Le domicile reste cependant, dans la grande majorité des cas, le lieu privilégié du travail à distance (3 personnes sur 4 – LBMG Worklabs, 2012), pour de multiples raisons : facilité, souplesse… mais aussi méconnaissance des solutions alternatives.

Pourtant, les tiers-lieux, des espaces intermédiaires entre lieu de travail et domicile, se sont développés très rapidement ces dernières année. Une de leurs spécificités est aussi d’aller plus loin que la mise à disposition d’un poste de travail, mais de chercher la constitution d’une communauté d’usagers et faciliter la mise en réseau des personnes et des ressources.

Si les tiers-lieux ont globalement les mêmes objectifs vis-à-vis de leurs usagers, il est possible de distinguer différentes catégories de lieux en fonction de leurs caractéristiques, des publics cibles, ou encore de leur localisation. On pourra ainsi identifier les espaces de coworking, de taille réduite et à destination d’actifs urbains, ou les télécentres, plutôt destinés à accueillir des salariés en milieu périurbain ou rural et limiter les déplacements domicile-travail, etc.

 

De nombreuses idées reçues qui appellent à une évaluation des effets du télétravail

Le télétravail peut être considéré comme un élément de réponse à de nombreux enjeux de société, tant par les travailleurs et les entreprises que par les acteurs publics : bien-être au travail, compétitivité des entreprises, dynamisme et attractivité des territoires, égalité professionnelle, transformation numérique de la société, développement durable… Il s’agit en tout cas d’une question qui soulève de nombreuses attentes.

Mais le télétravail n’est pas non plus une solution miracle : il existe aussi des limites, plus ou moins bien perçues, qui peuvent constituer un risque.

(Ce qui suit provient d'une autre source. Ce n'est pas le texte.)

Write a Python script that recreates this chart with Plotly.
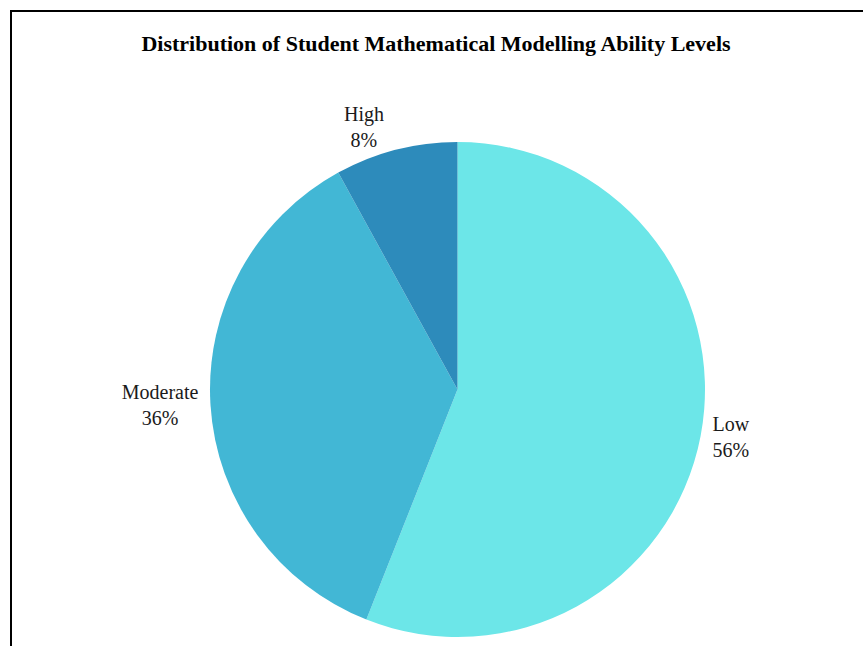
import plotly.graph_objects as go

categories = ["Low", "Moderate", "High"]
values = [56, 36, 8]
colors = ["#6ce6e8", "#42b7d5", "#2d8bbb"]

W, H = 863, 646
L, R, T, B = 210, 158, 142, 9

fig = go.Figure(go.Pie(
    labels=categories,
    values=values,
    sort=False,
    direction="clockwise",
    rotation=0,
    marker=dict(colors=colors, line=dict(width=0)),
    textposition="outside",
    texttemplate="%{label}<br>%{percent:.0%}",
    textfont=dict(family="Liberation Serif, Times New Roman, serif", size=20, color="#1a1a1a"),
    showlegend=False,
    hoverinfo="label+percent",
))

pw = W - L - R
ph = H - T - B
# frame border (starts ~11px from top-left of window)
fig.add_shape(type="rect", xref="paper", yref="paper",
              x0=(11 - L) / pw, x1=2.0,
              y0=-1.0, y1=(H - B - 11) / ph,
              line=dict(color="black", width=2), fillcolor="rgba(0,0,0,0)")

fig.update_layout(
    width=W, height=H,
    margin=dict(l=L, r=R, t=T, b=B),
    paper_bgcolor="white",
    plot_bgcolor="white",
    title=dict(
        text="<b>Distribution of Student Mathematical Modelling Ability Levels</b>",
        font=dict(family="Liberation Serif, Times New Roman, serif", size=22, color="black"),
        x=436 / W, xref="container", xanchor="center",
        y=1 - 43 / H, yref="container", yanchor="middle",
    ),
)

fig.write_html("out.html")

  • Le télétravail, un facteur d’amélioration du bien-être personnel ?
    • Plus des 2/3 des télétravailleurs y trouvent des conséquences positives pour leur qualité de vie (sondage BVA-Sémaphores, 2015)…mais l’Organisation Internationale du Travail a souligné les menaces en cas de pratique trop intensive (plus de 3 jours par semaine). Il existe des bénéfices reconnus pour les actifs en télétravail, mais il ne s’agit pas d’une pratique généralisable à l’ensemble de la semaine pour obtenir des effets durables sur la performance des salariés et des entreprises.
  • Le télétravail est accessible à tout le monde ?
    • Alors que 85 % des personnes interrogées seraient favorables à la généralisation du télétravail (sondage Odoxa, 2015) et que les leviers juridiques sont assouplis pour faciliter son recours, le télétravail ne pourra pas concerner l’ensemble des actifs. Certains métiers ne sont pas éligibles du fait d’obligations présentielles. D’autres actifs peuvent aussi, par choix, ne pas y recourir. Enfin, il d’abord s’agit d’une modification de l’organisation des entreprises qui peut prendre du temps à envisager, notamment pour les managers.
  • Réduire la pollution grâce au télétravail ?
    • 3 actifs sur 4 pensent que le télétravail aurait des effets positifs sur l’environnement (sondage BVA-Sémaphores, 2015), tandis que des collectivités y voient un moyen de réduire les déplacements domicile-travail et les émissions associées. Pourtant, il faut prendre en compte le fait que le télétravail ne concernerait que « 25 % des actifs 30 % du temps » (Greenworking), ce qui relativise la pollution réellement évitée, d’autant que le travail à distance pourrait même induire de nouveaux déplacements non réalisés auparavant.
  • Multiplier les télécentres pour redynamiser les territoires ?
    • Aujourd’hui, l’essentiel des tiers-lieux se concentre dans les centralités urbaines. Pourtant, 75 % des travailleurs estiment que le télétravail peut contribuer au maintien d’emplois dans des territoires moins bien développés (sondage BVA). Des études menées notamment par la Caisse des Dépôts ont ainsi montré l’impact positif de l’installation de télécentres  en milieu périurbain et rural. Néanmoins, de nombreuses expériences se sont aussi avérées infructueuses, car inadaptées à la demande locale, trop coûteuses, manquant d’animation, etc.

 

Un positionnement à trouver pour les pouvoirs publics

S’il ne faut pas surestimer les effets du télétravail, qui demeure avant tout une modification organisationnelle du travail dans les entreprises, cela ne veut pas dire pour autant que sa pratique ne peut pas générer d’effets bénéfiques pour la collectivité. Alors que les effets semblent plus limités sur l’environnement ou la circulation routière par rapport aux ambitions qui peuvent y être associées (cf. approche prospective des effets du télétravail sur les déplacements en Loire-Atlantique, pp 8-9 de la synthèse « Le télétravail, un virage à négocier »), le développement du télétravail constitue toutefois un levier à prendre à compte, mais qui suppose d’être complété par d’autres actions pour parvenir à des effets concrets.

Considérant les enjeux posés par le télétravail, les collectivités ont tout intérêt à inclure son développement dans une stratégie adaptée de développement économique pour maximiser ses effets (accompagnement des entreprises , actions de communication, plans de déplacement d’entreprises…). Elles doivent également, à travers le développement de tiers-lieux, se coordonner entre elles pour éviter un excès d’offre sur un territoire.